Now, miracle of miracles, William was with them! He had telegraphed a few days earlier that he was making the crossing, without specifying why, and had burst in upon them that afternoon, greenish and disheveled from a bout of seasickness, but full of his usual nervous exuberance. After embracing Henry (with a concerned nod to the bandage and an amused pat to his brother’s waistline), he had pulled a chair up to the other side of Alice’s bed and examined her closely for a few moments. She was reminded that he had trained as a physician, though he had never formally practiced medicine.
“You look very well,” he finally concluded after studying her.

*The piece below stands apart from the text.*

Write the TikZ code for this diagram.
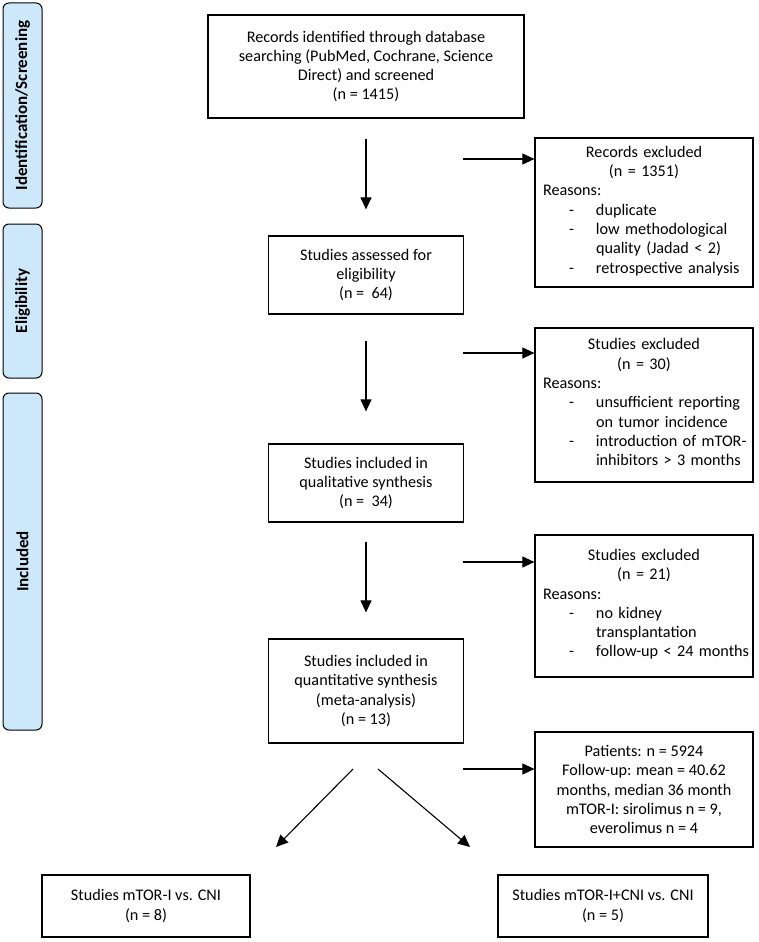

Alice laughed. “You should never tell a professional invalid she looks well. It’s the last thing she wants to hear.”
“But you do. You look the best I’ve seen you look since Father died.”
“It’s living near me,” Henry boasted.
“Or away from me,” noted William wryly.
Alice waved her hand, pleased to be fought over but not wanting to see her brothers begin their familiar sniping. “First,” she asserted, “I’m not well. Second, if I am, it’s not because of either of you; it’s the London air.”
“So American air isn’t good enough for you?” demanded William. “There’s nothing better than American air. It’s the best air in the world!”
“The problem,” Henry soberly addressed his brother, “is that American air is too good. Alice and I can’t take it. We need to breathe our air secondhand in the conservatory and the drawing room.”
“That’s ridiculous,” said William.
“Whether the air is good or bad is not a subject worth quarreling about,” interceded Alice. “I’m just glad you’ve come. I never feel entirely myself when I’m not with you both. The three of us are like an old plate that was broken and glued back together. You see the cracks and know you can’t use the plate, but when you see it on the shelf, it’s a joy to behold.”